- How do I open the ACS data extracts? Can I open them in Excel?
- Why do the variable names not match the ACS documentation from the Census?
- What set of income variables should I use?
- How do I identify counties and metropolitan areas in the ACS?
- What weights should I use?
Opening CEPR ACS Extracts
CEPR’s uniform ACS data extracts are available in compressed Stata (dta) and Comma Separated Values (csv) formats. The Stata (dta) data files are designed to be opened in Stata, though they can also be opened in SAS, and in R using the foreign or haven packages. The Comma Separate Values (csv) files can be opened by Stata, SAS, R, and others. The ACS datasets are far too large to be used in Excel, and we strongly recommend using some type of statistical software (Stata, R, SAS, etc.) to work with them.
Our Stata programs are the primary source of information on our extracts. For the ACS, the programs can be found here. Our Stata code show the changes we made to the original raw ACS variables in order to create our extract. List of variable names and value labels for our ACS extracts can also be viewed on our documentation page.
The CEPR preferred income variables are those that take into account the Census Bureau’s internal constant calendar year inflation adjustment factor as well as CEPR’s real wage program that uses the CPI-U-RS to convert dollar amounts to current year dollars. These variables have both an “r” prefix and an “_adj” suffix (for example, rincp_all_adj is the real wage adjusted total person’s income).
Identifying Counties and Metropolitan Areas
The ACS does not contain a variable for county. It does, however, have variables for state, and for what are known as Public Use Microdata Areas, or PUMAs. PUMAs are the only sub-state geography available in the ACS PUMS, and represent populations of 100,000 or larger. Boundaries for both residential PUMAs and place-of-work/migration PUMAs were redrawn in accordance with new guidelines and using population estimates from the 2010 census, and those new PUMA delineations were incorporated into the microdata in 2012. The 2010 vintage PUMAs are built on county boundaries and nest accordingly. However, depending on county population size, in some cases a single county may encompass several PUMAs, while in other cases a single PUMA may contain multiple counties. The PUMA names file will tell you which areas are covered by each vintage 2010 PUMA.
To uniquely identify PUMAs in our ACS files, you will need to use a combination of both the state variable (2 digits) and the puma (puma00 for 2005-2011 samples, puma10 for 2012 and later samples) variable (5 digits).

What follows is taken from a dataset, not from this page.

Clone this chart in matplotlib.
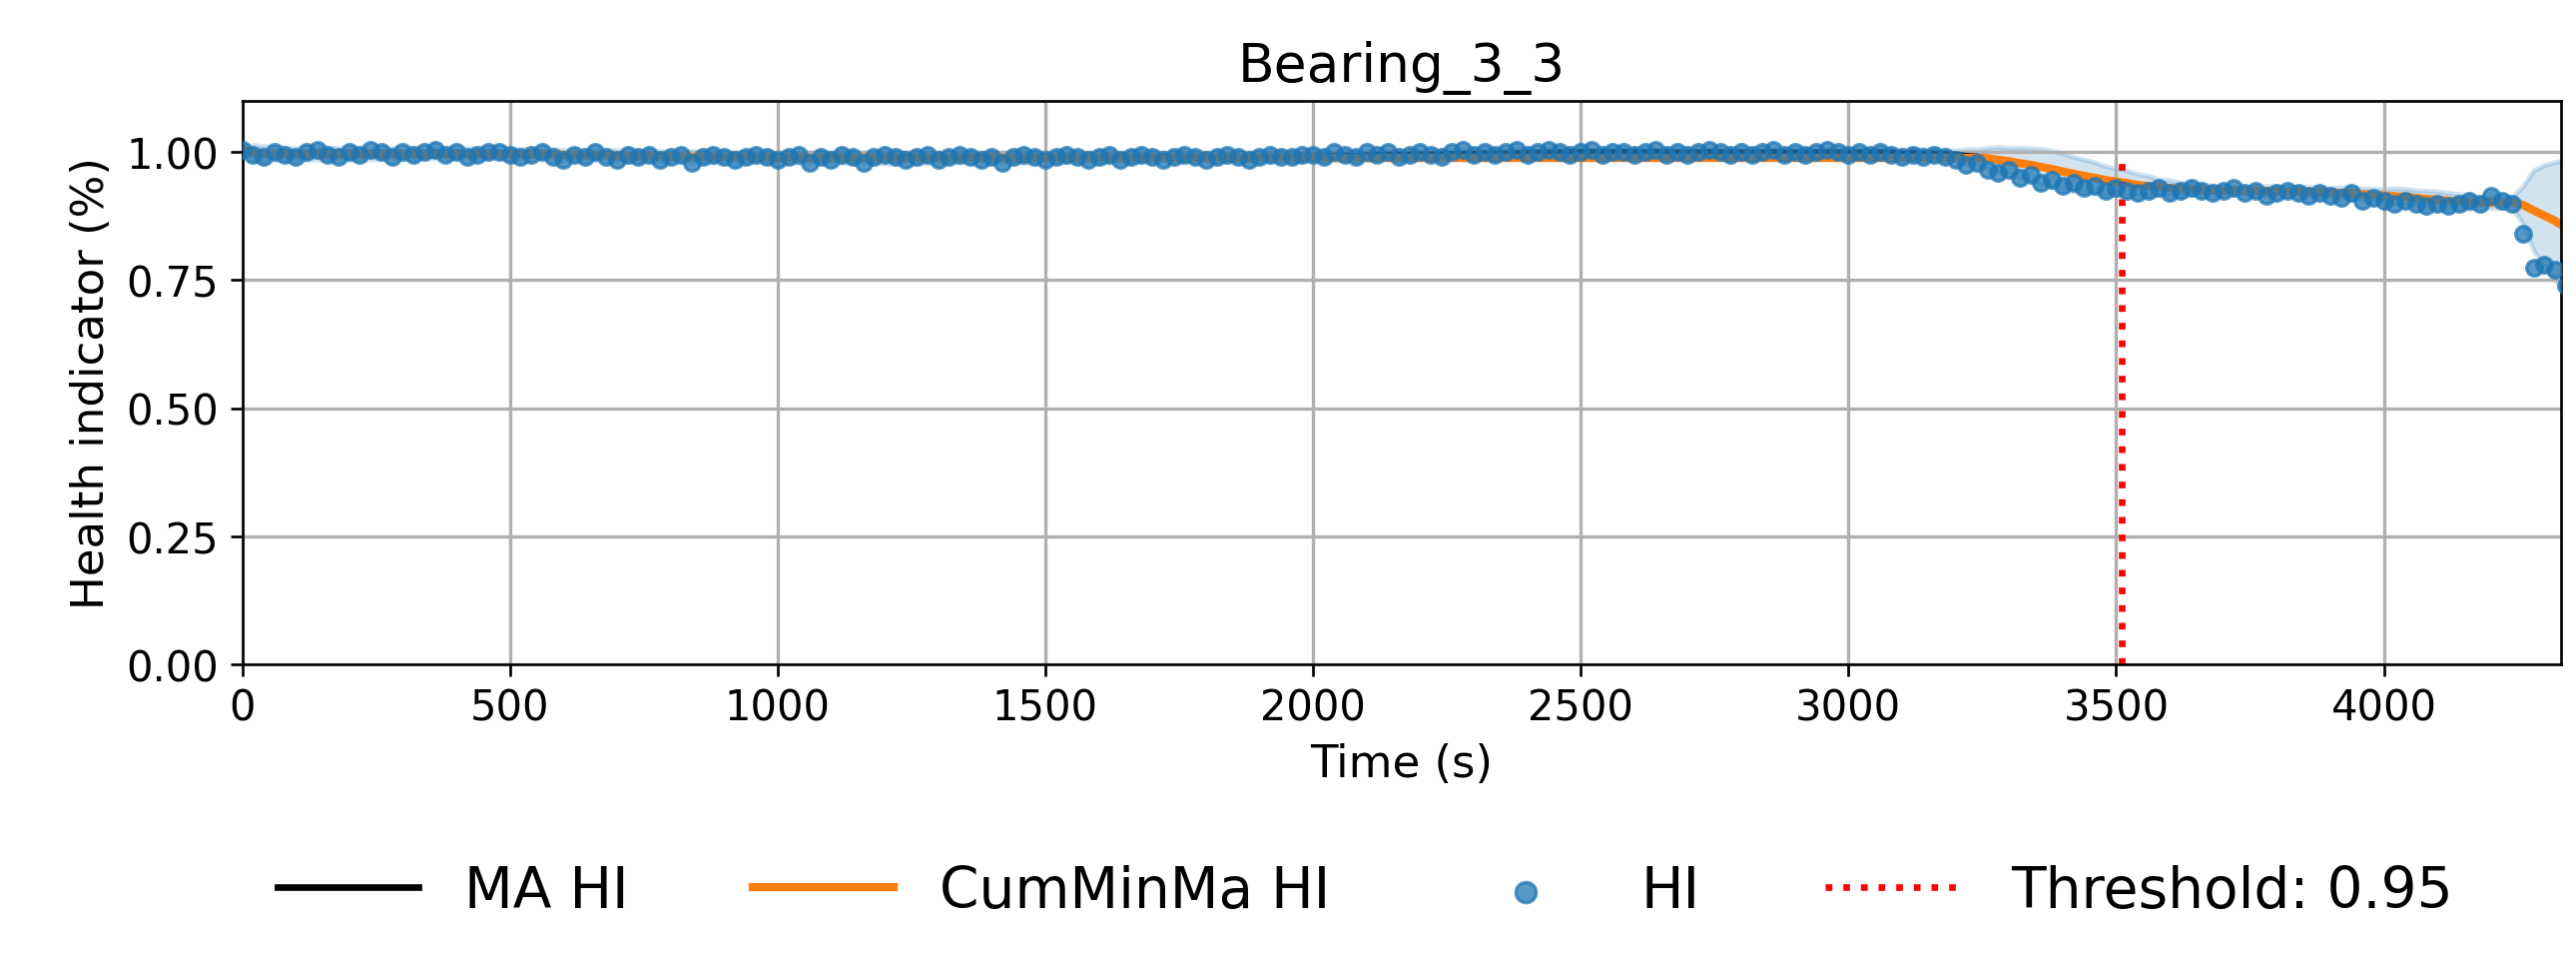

While in some cases it is possible to perform crosswalks between PUMAs and metropolitan areas, doing so may produce mismatch errors of various sizes, depending on how well the PUMA boundaries and metro boundaries line up. Unlike counties, metro areas and PUMAs do not nest, so any crosswalk between the two will contend with errors of omission and commission.
More information on PUMAs can be found on the Census website.

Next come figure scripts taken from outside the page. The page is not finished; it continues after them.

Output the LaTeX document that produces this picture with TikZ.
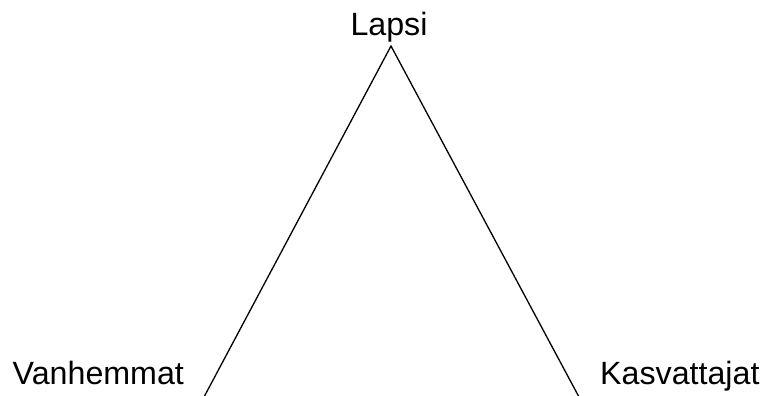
\documentclass[tikz,border=0pt]{standalone}
\usepackage{fontspec}
\setmainfont{Liberation Sans}
\begin{document}
\begin{tikzpicture}[x=1pt,y=-1pt,
  lbl/.style={inner sep=0pt,font=\fontsize{32.2}{38}\selectfont},
  edge/.style={line width=1.3pt,black}]
\useasboundingbox (0,0) rectangle (763,396);
\node[lbl,anchor=base] (lapsi) at (389,36) {Lapsi};
\node[lbl,anchor=base west] (vanh) at (12.5,384) {Vanhemmat};
\node[lbl,anchor=base west] (kasv) at (600,384) {Kasvattajat};
\coordinate (apex) at (391,46);
\coordinate (bl) at (204,397);
\coordinate (br) at (579,397);
\draw[edge] (bl) -- (apex) -- (br);
\end{tikzpicture}
\end{document}
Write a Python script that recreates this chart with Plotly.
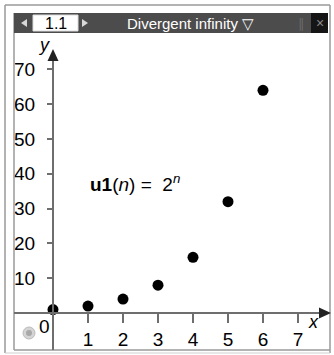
import plotly.graph_objects as go

# Sequence u1(n) = 2^n for n = 0..6
n_values = [0, 1, 2, 3, 4, 5, 6]
u1_values = [1, 2, 4, 8, 16, 32, 64]
x_ticks = [1, 2, 3, 4, 5, 6, 7]
y_ticks = [10, 20, 30, 40, 50, 60, 70]

W, H = 334, 355
# screen geometry of the graph window (pixels)
ORIGIN_PX = (53, 313)
PX_PER_X = 35.0
PX_PER_Y = 3.48

x_range = [-ORIGIN_PX[0] / PX_PER_X, (W - ORIGIN_PX[0]) / PX_PER_X]
y_range = [-(H - ORIGIN_PX[1]) / PX_PER_Y, ORIGIN_PX[1] / PX_PER_Y]


def px(x):
    return x / W


def py(y):
    return 1 - y / H


FONT = "Liberation Sans Narrow, Liberation Sans, Arial, sans-serif"
FRAME = "#9a9a9a"
AXIS = "#6e6e6e"

fig = go.Figure()
fig.add_trace(go.Scatter(
    x=n_values, y=u1_values, mode="markers",
    marker=dict(size=11, color="black"),
    hoverinfo="skip", showlegend=False,
))


def line(x0, y0, x1, y1, color=FRAME, width=1.5):
    return dict(type="line", xref="paper", yref="paper", x0=px(x0), y0=py(y0), x1=px(x1), y1=py(y1),
                line=dict(color=color, width=width))


def label(text, x, y, size, color="black", xanchor="center"):
    return dict(text=text, x=px(x), y=py(y), xref="paper", yref="paper", showarrow=False,
                xanchor=xanchor, yanchor="middle",
                font=dict(family=FONT, size=size, color=color))


shapes = [
    # outer window frame
    line(5, 5, 330, 5),
    line(5, 5, 5, 353),
    line(330, 5, 330, 353),
    line(5, 353, 330, 353, color="#cfcfcf", width=1),
    # inner page frame
    line(14, 13, 14, 350),
    line(14, 350, 330, 350),
    # title bar
    dict(type="rect", xref="paper", yref="paper", x0=px(14), y0=py(13), x1=px(328), y1=py(33),
         fillcolor="#4c4c4c", line=dict(width=0), layer="above"),
    dict(type="rect", xref="paper", yref="paper", x0=px(311), y0=py(13), x1=px(328), y1=py(33),
         fillcolor="#151515", line=dict(width=0), layer="above"),
    dict(type="rect", xref="paper", yref="paper", x0=px(33), y0=py(15), x1=px(78), y1=py(31),
         fillcolor="white", line=dict(color="#dddddd", width=1), layer="above"),
    # page tab arrows
    dict(type="path", xref="paper", yref="paper",
         path=f"M {px(21)} {py(23)} L {px(27)} {py(19)} L {px(27)} {py(27)} Z",
         fillcolor="#d8d8d8", line=dict(width=0), layer="above"),
    dict(type="path", xref="paper", yref="paper",
         path=f"M {px(88)} {py(23)} L {px(82)} {py(19)} L {px(82)} {py(27)} Z",
         fillcolor="#d8d8d8", line=dict(width=0), layer="above"),
    # axes: x axis spans the page, y axis runs from the bottom edge up
    dict(type="line", xref="paper", yref="y", x0=px(14), x1=px(322), y0=0, y1=0,
         line=dict(color=AXIS, width=2)),
    dict(type="line", xref="x", yref="paper", x0=0, x1=0, y0=py(350), y1=py(58),
         line=dict(color=AXIS, width=2)),
    # arrow heads
    dict(type="path", xref="paper", yref="paper",
         path=f"M {px(331)} {py(313)} L {px(319)} {py(307.5)} L {px(319)} {py(318.5)} Z",
         fillcolor="#222222", line=dict(width=0)),
    dict(type="path", xref="paper", yref="paper",
         path=f"M {px(53)} {py(49)} L {px(47.5)} {py(61)} L {px(58.5)} {py(61)} Z",
         fillcolor="#222222", line=dict(width=0)),
    # small tool icon in the lower-left corner
    dict(type="circle", xref="paper", yref="paper",
         x0=px(23), x1=px(35), y0=py(327), y1=py(339),
         fillcolor="#d4d4d4", line=dict(color="#bbbbbb", width=1)),
    dict(type="circle", xref="paper", yref="paper",
         x0=px(26), x1=px(32), y0=py(330), y1=py(336),
         fillcolor="#a8a8a8", line=dict(width=0)),
]

annotations = [
    label("1.1", 55.5, 23, 16),
    label("Divergent infinity \u25bd", 190, 23, 15, color="white"),
    label("\u2225", 301, 23, 13, color="#6a6a6a"),
    label("\u00d7", 319.5, 23, 14, color="#8a8a8a"),
    label("0", 44, 326, 19),
    label("<i>x</i>", 313, 322, 18),
    label("<i>y</i>", 44, 45, 18),
    label("<b>u1</b>(<i>n</i>) = \u00a02<sup><i>n</i></sup>", 88, 183, 19, xanchor="left"),
]

fig.update_layout(
    width=W, height=H,
    margin=dict(l=0, r=0, t=0, b=0),
    paper_bgcolor="white", plot_bgcolor="white",
    shapes=shapes, annotations=annotations,
    xaxis=dict(range=x_range, domain=[0, 1], anchor="free", position=py(ORIGIN_PX[1]),
               tickvals=x_ticks, ticktext=[str(v) for v in x_ticks],
               ticks="outside", ticklen=9, tickwidth=1.5, tickcolor=AXIS,
               showgrid=False, zeroline=False, showline=False,
               tickfont=dict(family=FONT, size=19, color="black"), fixedrange=True),
    yaxis=dict(range=y_range, domain=[0, 1], anchor="free", position=px(ORIGIN_PX[0]),
               tickvals=y_ticks, ticktext=[str(v) for v in y_ticks],
               ticks="outside", ticklen=6, tickwidth=1.5, tickcolor=AXIS,
               ticklabelstandoff=8,
               showgrid=False, zeroline=False, showline=False,
               tickfont=dict(family=FONT, size=19, color="black"), fixedrange=True),
)

fig.write_html("out.html", config={"displayModeBar": False})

Generally, you’ll want to use the person weight (perwgt) if you’re trying to determine the characteristics of individuals, and the housing weight (hsgwgt) if you’re trying to determine the characteristics of households.

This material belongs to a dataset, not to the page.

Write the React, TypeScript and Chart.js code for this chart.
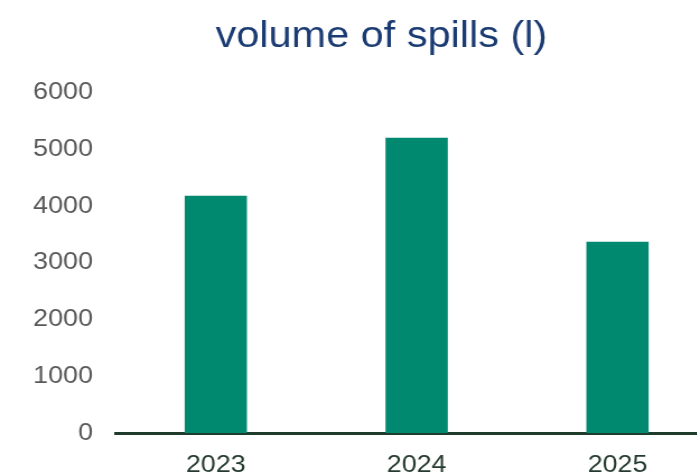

However, to generate more accurate standard error estimates for hypothesis testing and confidence intervals, replicate weights should be used. The ACS includes 160 replicate weights: 80 for the analysis of individuals, and 80 for the analysis of households. The commands below apply to individual replicate weights, but can easily be adapted for estimations of households.
To use replicate weights in Stata, you first must describe the survey to using the svyset command:
svyset [iw=perwgt], sdr(pwgtp1-pwgtp80) vce(sdr)
The use of the replicate weights allows the data to be treated as one strata, so no Primary Sampling Unit (PSU) needs to be specified. The full sample weight, perwgt, must be identified. Once some details of the survey data have been described, place the svy prefix before commands to use replicate weights in estimations. For example,
svy: reg rincp_all female
svy: mean educ
The above example use the successive difference replication (SDR) method, but bootstrap and balanced repeated replication (BRR) methods can also be applied. For the examples above, the SDR method provides the largest standard errors; almost twice the size of those estimated using bootstrapping and BRR. Not all commands can be used with the survey prefix; see help svy_estimation within Stata for a list.
For more information on replicate weights in the ACS, see the IPUMS page.